Geschlechtsdifferenzierte quantitative und qualitative Erhebungen zu Armut und Reichtum in Baden-Württemberg – Gender Mainstreaming in der Armuts- und Reichtumsberichterstattung des Landes
Basierend auf der Ausarbeitung des Arbeitskreises „Wege aus der Frauenarmut“ , der von Juni 2012 bis Oktober 2013 arbeitete, fordern wir die Landesregierung und das Frauenministerium Baden-Württemberg, das Statistische Landesamt sowie weitere, mit der quantitativen und qualitativen Erhebung von Daten zu Armut und Reichtum im Land befasste Stellen auf:
Im Rahmen einer regelmäßigen Armuts- und Reichtumsberichterstattung des Landes sind grundsätzlich mehr nach Geschlecht und innerhalb dieser Kategorie nach weiteren sozio-demografischen Merkmalen differenzierte quantitative und qualitative Erhebungen zur Armut und ihren Folgen zu veranlassen bzw. durchzuführen.
Das Statistische Landesamt, die Familienwissenschaftliche Forschungsstelle, Universitätsinstitute sowie alle Behörden, die entsprechend relevante Daten erfassen, sind aufgefordert, von vornherein konsequent einen geschlechtsdifferenzierten Blick zu lenken auf
– die Armutsbetroffenheit,
– Armutsrisiken bzw.- Ursachen,
– Verarmungsrisiken verstärkende bzw. Armut verstetigende Faktoren,
– Folgen von Einkommensarmut
– sowie etwaige spezifische Ressourcen für Wege aus der Armut.
In dem vom Land Baden-Württemberg geplanten Armuts- und Reichtumsbericht sind die Daten grundsätzlich nach Geschlecht differenziert auszuweisen; ebenso in weiteren landesweiten Berichten, in denen soziodemografische Merkmale und soziale Lage mit erfasst werden, wie der Gesundheitsberichterstattung.
Im Besonderen betrifft dies folgende inhaltliche Schwerpunkte und Aspekte:
1. Kinder- und Jugendarmut
– Differenziert nach Geschlecht der Kinder und Jugendlichen.
– Nach Geschlecht differenzierte Daten auch zu in Deutschland geborenen Kindern und Jugendlichen mit Migrationshintergrund.
– Quantitative Erfassung von nicht oder nicht hinreichend bezahltem Kindesunterhalt in Einelternfamilien (zumindest in Form einer repräsentativen Stichprobe).

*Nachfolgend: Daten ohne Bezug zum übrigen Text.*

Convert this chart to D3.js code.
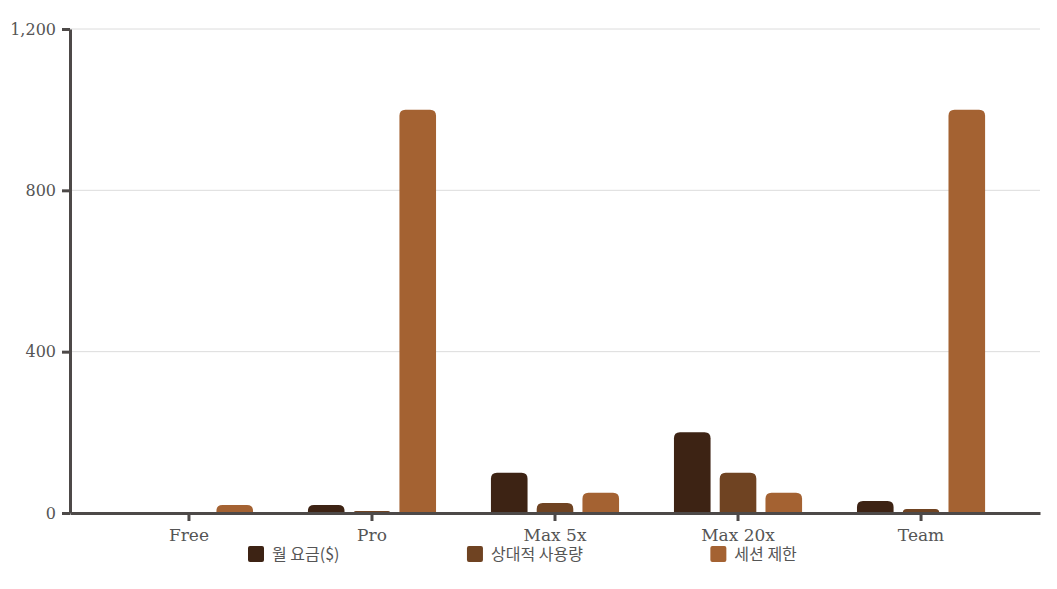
<!DOCTYPE html>
<html><head><meta charset="utf-8">
<script src="https://cdn.jsdelivr.net/npm/d3@7"></script>
<style>
html,body{margin:0;padding:0;background:#fff;}
svg{display:block;}
</style></head>
<body><svg id="chart" width="1057" height="589"></svg>
<script>
const categories = ["Free", "Pro", "Max 5x", "Max 20x", "Team"];
const seriesNames = ["월 요금($)", "상대적 사용량", "세션 제한"];
const monthlyFee = [0, 20, 100, 200, 30];
const relativeUsage = [1, 5, 25, 100, 10];
const sessionLimit = [20, 1000, 50, 50, 1000];
const yTicks = [0, 400, 800, 1200];
const colors = ["#3d2314", "#6f4322", "#a46232"];

(function () {
const seriesValues = [monthlyFee, relativeUsage, sessionLimit];
const svg = d3.select("#chart");
const mLeft = 70, mRight = 1040, mTop = 29, mBottom = 513;
const axisColor = "#4d4948";

const x0 = d3.scaleBand().domain(categories).range([mLeft, mRight]).paddingInner(0.2).paddingOuter(0.25);
const x1 = d3.scaleBand().domain(seriesNames).range([0, x0.bandwidth()]).paddingInner(0.2).paddingOuter(0.2);
const y = d3.scaleLinear().domain([0, 1200]).range([mBottom, mTop]);

// grid
svg.append("g").selectAll("line").data(yTicks.filter(d => d > 0)).join("line")
  .attr("x1", mLeft).attr("x2", mRight).attr("y1", d => y(d)).attr("y2", d => y(d))
  .attr("stroke", "#dcdcdc").attr("stroke-width", 1);

// bars
function barPath(xp, w, yTop, yBase, r) {
  const h = yBase - yTop;
  if (h <= 0) return "";
  const rr = Math.min(r, h, w / 2);
  return `M${xp},${yBase}V${yTop + rr}Q${xp},${yTop} ${xp + rr},${yTop}H${xp + w - rr}Q${xp + w},${yTop} ${xp + w},${yTop + rr}V${yBase}Z`;
}
const rows = [];
categories.forEach((c, i) => seriesNames.forEach((s, j) => rows.push({c, s, j, v: seriesValues[j][i]})));
svg.append("g").selectAll("path").data(rows).join("path")
  .attr("d", d => barPath(x0(d.c) + x1(d.s), x1.bandwidth(), y(d.v), y(0), 6))
  .attr("fill", d => colors[d.j]);

// y axis
const yAxis = svg.append("g").attr("transform", `translate(${mLeft},0)`)
  .call(d3.axisLeft(y).tickValues(yTicks).tickFormat(d3.format(",")).tickSize(8).tickSizeOuter(0).tickPadding(6));
// x axis
const xAxis = svg.append("g").attr("transform", `translate(0,${y(0)})`)
  .call(d3.axisBottom(x0).tickSize(8).tickSizeOuter(0).tickPadding(8));
[yAxis, xAxis].forEach(a => {
  a.select(".domain").attr("stroke", axisColor).attr("stroke-width", 3);
  a.selectAll(".tick line").attr("stroke", axisColor).attr("stroke-width", 3);
  a.selectAll("text").attr("fill", "#555").style("font-family", "'DejaVu Serif', serif");
});
yAxis.selectAll("text").style("font-size", "16px");
xAxis.selectAll("text").style("font-size", "17px");

// legend
const legend = svg.append("g");
let lx = 248;
seriesNames.forEach((s, j) => {
  const g = legend.append("g").attr("transform", `translate(${lx},546)`);
  g.append("rect").attr("width", 16).attr("height", 16).attr("rx", 2).attr("fill", colors[j]);
  const t = g.append("text").attr("x", 24).attr("y", 14).text(s)
    .attr("fill", "#555").style("font-family", "'Noto Sans CJK KR', sans-serif").style("font-size", "16px");
  lx += 24 + t.node().getComputedTextLength() + 127.5;
});
})();
</script></body></html>
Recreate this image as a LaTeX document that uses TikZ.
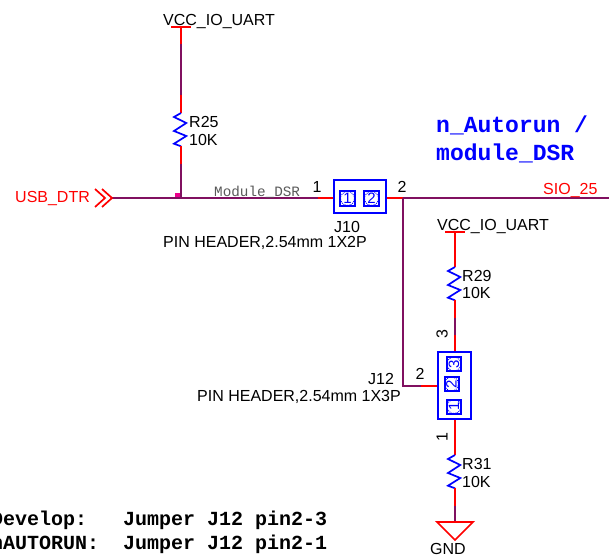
\documentclass[tikz,border=0pt]{standalone}
\usepackage{xcolor}
\usepackage{fontspec}
\setmainfont{Liberation Sans}
\setmonofont{Liberation Mono}
\usetikzlibrary{calc}
\definecolor{netwire}{RGB}{128,16,96}
\definecolor{pinred}{RGB}{255,0,0}
\definecolor{partblue}{RGB}{0,0,255}
\newcommand*{\Resistor}[1]{\draw[partblue, line width=1.7pt] (#1) -- ++(-7,4) -- ++(12.3,6) -- ++(-12.3,8) -- ++(12.3,5) -- ++(-12.3,7.7) -- ++(7,2.6);}
\tikzstyle{txt}=[black, inner sep=0pt, font=\fontsize{16}{18}\selectfont]
\tikzstyle{redtxt}=[txt, text=pinred]
\tikzstyle{headtxt}=[inner sep=0pt, anchor=west, text=partblue, font=\fontsize{23}{25}\selectfont\ttfamily\bfseries]
\tikzstyle{notetxt}=[inner sep=0pt, anchor=west, text=black, font=\fontsize{20}{22}\selectfont\ttfamily\bfseries]
\tikzstyle{wire}=[netwire, line width=1.7pt]
\tikzstyle{pin}=[pinred, line width=1.7pt]
\tikzstyle{headbox}=[draw=partblue, fill=white, line width=2pt, inner sep=0pt]
\tikzstyle{pad}=[draw=partblue, line width=2pt, minimum size=15pt, inner sep=0pt, text=partblue, font=\fontsize{15}{15}\selectfont, path picture={\draw[partblue, line width=0.9pt, densely dotted] (path picture bounding box.center) circle (7pt);}]
\tikzstyle{dot}=[fill=magenta, shape=rectangle, minimum size=6pt, inner sep=0pt]
\begin{document}
\begin{tikzpicture}[x=1pt,y=-1pt]
\useasboundingbox (0,0) rectangle (611,559);
\clip (0,0) rectangle (611,559);

% top pull-up
\coordinate (vcca) at (181,27);
\coordinate (vcca1) at (181,44);
\coordinate (vcca2) at (181,95);
\coordinate (r25t) at (181,113);
\coordinate (r25b) at (181,146.3);
\coordinate (r25c) at (181,164);
\coordinate (r25d) at (181,198);
\coordinate (usb) at (111,198);
\coordinate (p1a) at (318,198);
\coordinate (sio) at (609,198);
\coordinate (p2a) at (403,198);
\coordinate (vccal) at (171,27);
\coordinate (vccar) at (191,27);

\node [headbox, minimum width=52pt, minimum height=33pt] (j10) at (359.5,197) {};
\node [pad] (j10a) at (347.5,198.5) {1};
\node [pad] (j10b) at (371.5,198.5) {2};
\node [headbox, minimum width=33pt, minimum height=67pt] (j12) at (454,385) {};
\node [pad, minimum size=14pt, rotate=90] (j12c) at (454,364) {3};
\node [pad, minimum size=14pt, rotate=90] (j12b) at (451.5,384) {2};
\node [pad, minimum size=14pt, rotate=90] (j12a) at (454,406.5) {1};
\node [dot] (jn) at (178,196) {};

\draw[pin] (vccal) -- (vccar);
\draw[pin] (vcca) -- (vcca1);
\draw[wire] (vcca1) -- (vcca2);
\draw[pin] (vcca2) -- (r25t);
\Resistor{r25t}
\draw[pin] (r25b) -- (r25c);
\draw[wire] (r25c) -- (r25d);
\draw[wire] (usb) -- (p1a);
\draw[pin] (p1a) -- (j10.west |- p1a);
\draw[pin] (j10.east |- p2a) -- (p2a);
\draw[wire] (p2a) -- (sio);

% branch to J12
\coordinate (br) at (403,386);
\coordinate (p2b) at (421,386);
\draw[wire] (p2a) -- (br) -- (p2b);
\draw[pin] (p2b) -- (j12.west |- p2b);

% pin 3 side
\coordinate (vccbl) at (445,232);
\coordinate (vccbr) at (465,232);
\coordinate (vccb) at (455,232);
\coordinate (r29t) at (455,267);
\coordinate (r29b) at (455,300.3);
\coordinate (r29c) at (455,318);
\coordinate (p3a) at (455,335);
\draw[pin] (vccbl) -- (vccbr);
\draw[pin] (vccb) -- (r29t);
\Resistor{r29t}
\draw[pin] (r29b) -- (r29c);
\draw[wire] (r29c) -- (p3a);
\draw[pin] (p3a) -- (j12.north -| p3a);

% pin 1 side
\coordinate (r31t) at (455,455);
\coordinate (r31b) at (455,488.3);
\coordinate (r31c) at (455,506);
\coordinate (gnd) at (455,522);
\coordinate (gndl) at (437,522);
\coordinate (gndr) at (473,522);
\coordinate (gndt) at (455,540);
\draw[pin] (j12.south -| r31t) -- (r31t);
\Resistor{r31t}
\draw[pin] (r31b) -- (r31c);
\draw[wire] (r31c) -- (gnd);
\draw[pin] (gndl) -- (gndr) -- (gndt) -- cycle;

% USB_DTR chevrons
\coordinate (cha) at (95,189);
\coordinate (chb) at (105,198);
\coordinate (chc) at (95,207);
\coordinate (chd) at (102,189);
\coordinate (che) at (112,198);
\coordinate (chf) at (102,207);
\draw[pin] (cha) -- (chb) -- (chc);
\draw[pin] (chd) -- (che) -- (chf);

% labels
\node [txt, anchor=west] (vcclabel) at (163,22) {VCC\_IO\_UART};
\node [txt, anchor=west] (r25name) at (189,122) {R25};
\node [txt, anchor=west] (r25val) at (189,140) {10K};
\node [redtxt, anchor=west] (usbname) at (15,199) {USB\_DTR};
\node [inner sep=0pt, anchor=west, text=black!65, font=\fontsize{14.3}{16}\selectfont\ttfamily] (modname) at (214,192) {Module\_DSR};
\node [txt] (pin1) at (317,187) {1};
\node [txt] (pin2) at (402,187) {2};
\node [redtxt, anchor=west] (sioname) at (543,191) {SIO\_25};
\node [txt, anchor=west] (j10name) at (334,227) {J10};
\node [txt, anchor=west] (j10part) at (163,242.5) {PIN HEADER,2.54mm 1X2P};
\node [txt, anchor=west] (vccblabel) at (437,227) {VCC\_IO\_UART};
\node [txt, anchor=west] (r29name) at (462,276) {R29};
\node [txt, anchor=west] (r29val) at (462,293) {10K};
\node [txt, rotate=90] (pin3v) at (442,334) {3};
\node [txt, anchor=west] (j12name) at (368,379) {J12};
\node [txt] (pin2b) at (420,374) {2};
\node [txt, anchor=west] (j12part) at (197,396.5) {PIN HEADER,2.54mm 1X3P};
\node [txt, rotate=90] (pin1v) at (442,437) {1};
\node [txt, anchor=west] (r31name) at (462,464) {R31};
\node [txt, anchor=west] (r31val) at (462,482) {10K};
\node [txt] (gndname) at (448,549) {GND};
\node [headtxt] (head1) at (436,125) {n\_Autorun /};
\node [headtxt] (head2) at (436,153) {module\_DSR};
\node [notetxt] (note1) at (-9,520) {Develop:\ \ \ Jumper J12 pin2-3};
\node [notetxt] (note2) at (-9,544) {nAUTORUN:\ \ Jumper J12 pin2-1};
\end{tikzpicture}
\end{document}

– Qualitative Erhebung der Armutssituation und der Armutsauswirkungen für Mädchen in
Familien in Hinblick auf die Ressourcenverteilung in Familien, Rollenverständnis und Aufgabenverteilung, sowie die für Selbstbild, Bildungs- und Berufswegentscheidungen relevanten Werte.
2. Gesundheit
Geschlechtsdifferenzierte Ausweisung von Ernährungs- und Gesundheitsverhalten bzw.
–Status, Gesundheitsrisiken und Resilienz. Die Gesundheitsberichterstattung des Landes muss konsequent nach Geschlecht differenzierte Armutsgesichtspunkte integrieren. Dies betrifft auch die Inanspruchnahme bzw. den Zugang zu so genannten IGEL-Leistungen und Vorsorge-untersuchungen.
3. Ländlicher Raum
Differenzierte Erfassung von Armutsindikatoren und – Auswirkungen nach Gemeindegrößen
4. Care
Angemessene Berücksichtigung der Übernahme privat geleisteter Sorgetätigkeiten (Kinderbetreuung, Angehörigen-Pflege) sowie der Care-Ökonomie (etwa auch der Ausgaben für Pflege) in der Armuts- und Reichtumsberichterstattung des Landes. Wer übernimmt innerfamiliär der-artige Aufgaben, zu welchen Bedingungen, in welchem Umfang und mit welchen Auswirkungen?
5. „Private Verschuldung“
Nach Geschlecht und Altersgruppen und nach Ursachen (z.B. Beziehungsschulden, Fremdschulden, Übernahmeschulden) differenzierte stichprobenartige quantitative und qualitative Erfassung.
6. Vermögensverteilung
Nach Geschlecht, Haushaltsform bzw. Familiengröße.